** Start Extracted records **
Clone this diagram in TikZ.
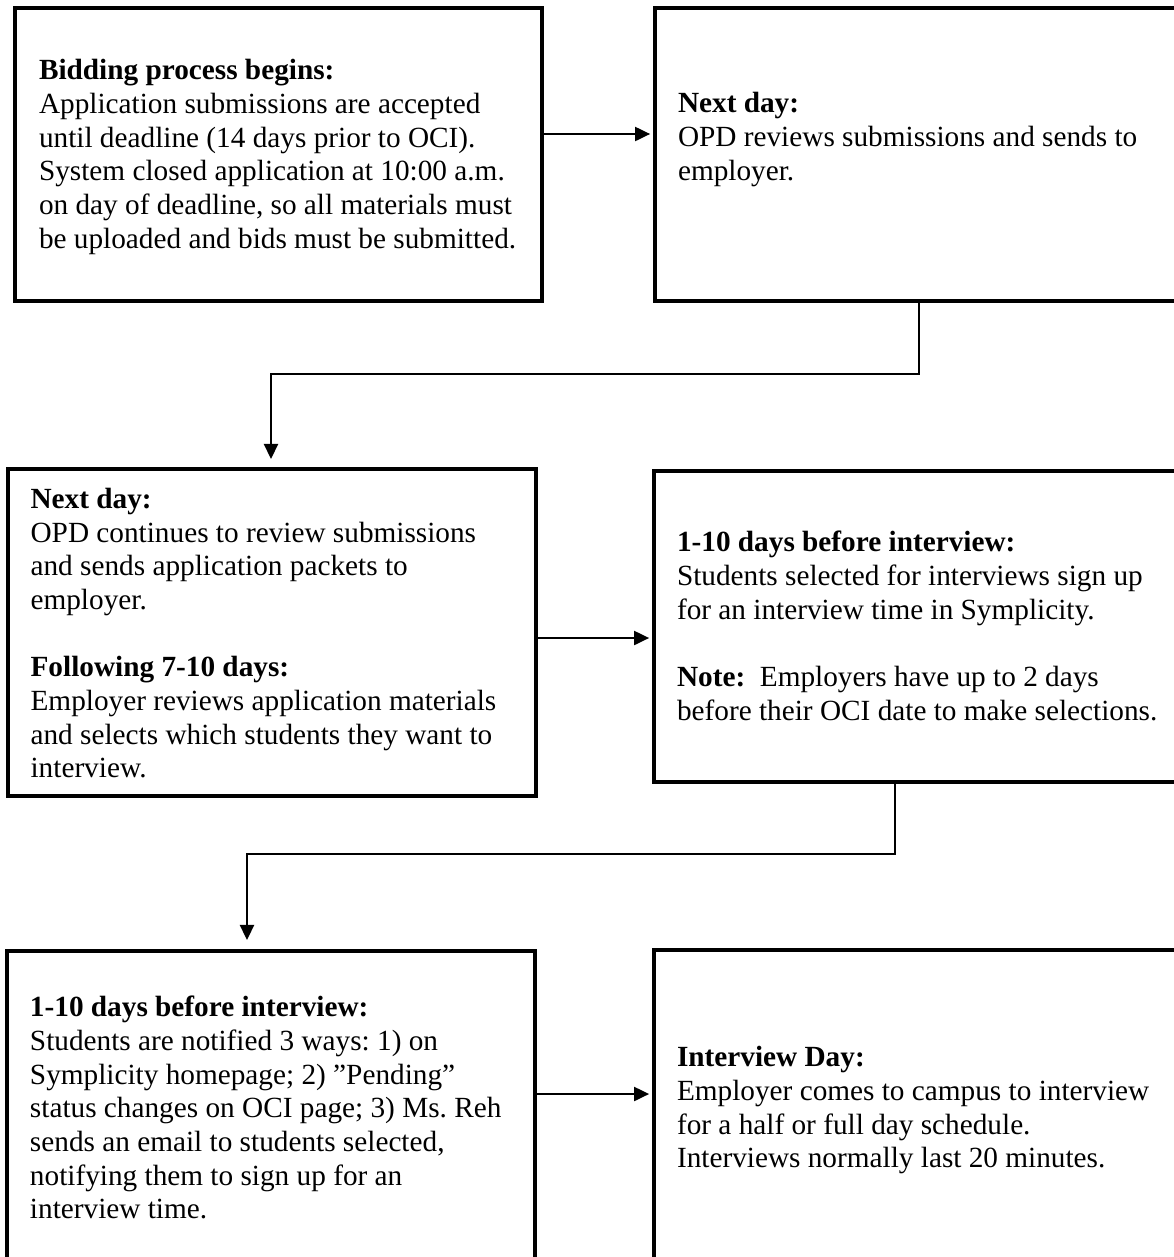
\documentclass[tikz,border=0pt]{standalone}
\usepackage{fontspec}
\setmainfont{Liberation Serif}
\usetikzlibrary{arrows.meta}
\frenchspacing
\tikzset{
  box/.style={draw, line width=1.55pt, rectangle, anchor=north west, inner sep=0pt, outer sep=0pt},
  txt/.style={anchor=north west, inner sep=0pt, outer sep=0pt, align=left, font=\fontsize{12pt}{13.8pt}\selectfont\frenchspacing},
  arr/.style={-{Triangle[length=6.2pt,width=5.8pt]}, line width=0.8pt}
}
\begin{document}
\begin{tikzpicture}[x=0.41pt, y=-0.41pt]
\useasboundingbox (0,0) rectangle (1173,1257);
% boxes
\node[box, minimum width=527*0.41pt, minimum height=293*0.41pt] (b1) at (15,8) {};
\node[box, minimum width=530*0.41pt, minimum height=293*0.41pt] (b2) at (655,8) {};
\node[box, minimum width=528*0.41pt, minimum height=327*0.41pt] (b3) at (8,469) {};
\node[box, minimum width=531*0.41pt, minimum height=311*0.41pt] (b4) at (654,471) {};
\node[box, minimum width=528*0.41pt, minimum height=319*0.41pt] (b5) at (7,951) {};
\node[box, minimum width=531*0.41pt, minimum height=320*0.41pt] (b6) at (654,950) {};
% texts
\node[txt] (t1) at (39,56.4) {\strut\textbf{Bidding process begins:}\\
Application submissions are accepted\\
until deadline (14 days prior to OCI).\\
System closed application at 10:00 a.m.\\
on day of deadline, so all materials must\\
be uploaded and bids must be submitted.};
\node[txt] (t2) at (678,89.4) {\strut\textbf{Next day:}\\
OPD reviews submissions and sends to\\
employer.};
\node[txt] (t3) at (30.6,485) {\strut\textbf{Next day:}\\
OPD continues to review submissions\\
and sends application packets to\\
employer.\\[13.8pt]
\textbf{Following 7-10 days:}\\
Employer reviews application materials\\
and selects which students they want to\\
interview.};
\node[txt] (t4) at (677,528.4) {\strut\textbf{1-10 days before interview:}\\
Students selected for interviews sign up\\
for an interview time in Symplicity.\\[13.8pt]
\textbf{Note:}\ \ Employers have up to 2 days\\
before their OCI date to make selections.};
\node[txt] (t5) at (30,993.4) {\strut\textbf{1-10 days before interview:}\\
Students are notified 3 ways: 1) on\\
Symplicity homepage; 2) ”Pending”\\
status changes on OCI page; 3) Ms. Reh\\
sends an email to students selected,\\
notifying them to sign up for an\\
interview time.};
\node[txt] (t6) at (677,1043.4) {\strut\textbf{Interview Day:}\\
Employer comes to campus to interview\\
for a half or full day schedule.\\
Interviews normally last 20 minutes.};
% connector coordinates
\coordinate (r1) at (0,134);
\coordinate (r2) at (0,638);
\coordinate (r3) at (0,1094);
\coordinate (k1) at (919,374);
\coordinate (d1) at (271,0);
\coordinate (k2) at (895,854);
\coordinate (d2) at (247,0);
% connectors
\draw[arr, shorten >=2pt] (b1.east |- r1) -- (b2.west |- r1);
\draw[arr, shorten >=4.1pt] (b2.south -| k1) -- (k1) -| (b3.north -| d1);
\draw[arr, shorten >=2pt] (b3.east |- r2) -- (b4.west |- r2);
\draw[arr, shorten >=4.5pt] (b4.south -| k2) -- (k2) -| (b5.north -| d2);
\draw[arr, shorten >=2pt] (b5.east |- r3) -- (b6.west |- r3);
\end{tikzpicture}
\end{document}
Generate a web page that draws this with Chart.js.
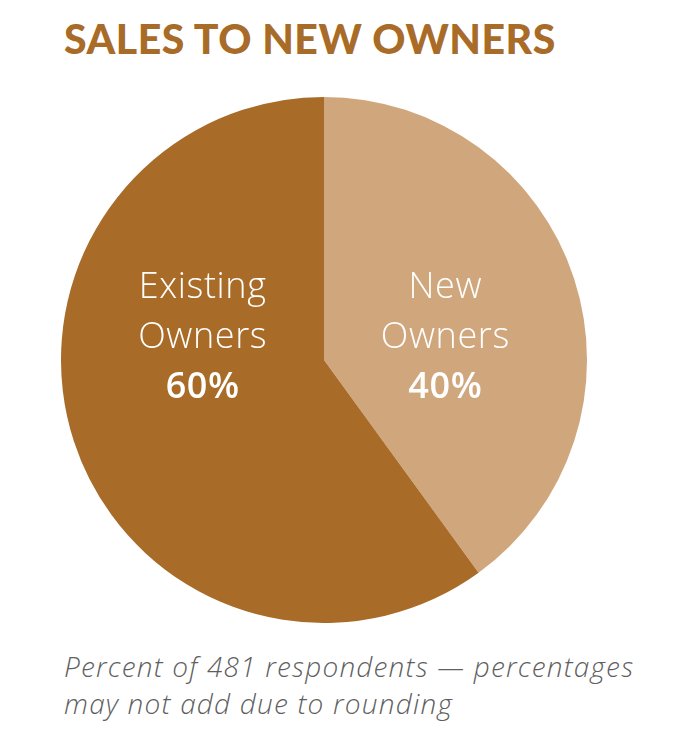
<!DOCTYPE html>
<html>
<head>
<meta charset="utf-8">
<script src="https://cdn.jsdelivr.net/npm/chart.js@4"></script>
<style>
  html, body { margin: 0; padding: 0; background: #fff; }
  body { width: 675px; height: 750px; position: relative; overflow: hidden; }
  #title {
    position: absolute; left: 64px; top: 14px;
    font-family: Lato, "Open Sans", sans-serif; font-weight: 900;
    font-size: 41px; color: #a86b28; letter-spacing: 0.5px; white-space: nowrap;
  }
  #wrap { position: absolute; left: 61px; top: 97px; width: 526px; height: 526px; }
  #note {
    position: absolute; left: 64px; top: 648px;
    font-family: "Open Sans", Lato, sans-serif; font-style: italic; font-weight: 300;
    font-size: 28px; line-height: 37px; letter-spacing: 1.2px; color: #5f5f5f; white-space: nowrap;
  }
</style>
</head>
<body>
<div id="title">SALES TO NEW OWNERS</div>
<div id="wrap"><canvas id="pie"></canvas></div>
<div id="note">Percent of 481 respondents — percentages<br>may not add due to rounding</div>
<script>
const categories = ["New Owners", "Existing Owners"];
const shares = [40, 60];
const labelLines = [["New", "Owners"], ["Existing", "Owners"]];
const colors = ["#d0a77d", "#a86b28"];

// writes the labels inside each slice
const sliceLabels = {
  id: "sliceLabels",
  afterDatasetsDraw(chart) {
    const ctx = chart.ctx;
    const meta = chart.getDatasetMeta(0);
    ctx.save();
    ctx.fillStyle = "#fff";
    ctx.textAlign = "center";
    ctx.textBaseline = "alphabetic";
    ctx.letterSpacing = "0.6px";
    meta.data.forEach((arc, i) => {
      const mid = (arc.startAngle + arc.endAngle) / 2;
      const x = arc.x + Math.cos(mid) * arc.outerRadius * 0.485;
      const cy = arc.y;
      ctx.font = "300 36px 'Open Sans', Lato, sans-serif";
      ctx.fillText(labelLines[i][0], x, cy - 62);
      ctx.fillText(labelLines[i][1], x, cy - 12);
      ctx.font = "600 36px 'Open Sans', Lato, sans-serif";
      ctx.fillText(shares[i] + "%", x, cy + 38);
    });
    ctx.restore();
  }
};

new Chart(document.getElementById("pie"), {
  type: "pie",
  data: {
    labels: categories,
    datasets: [{
      data: shares,
      backgroundColor: colors,
      borderWidth: 0
    }]
  },
  options: {
    responsive: true,
    maintainAspectRatio: false,
    animation: false,
    layout: { padding: 0 },
    plugins: {
      legend: { display: false },
      tooltip: { enabled: false }
    }
  },
  plugins: [sliceLabels]
});
</script>
</body>
</html>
** End Extracted records **
• Exercise description:
In the listing, find all lines with the string "this" and copy them.

• Complete output:
Clone this diagram in TikZ.
Generate a web page that draws this with Chart.js.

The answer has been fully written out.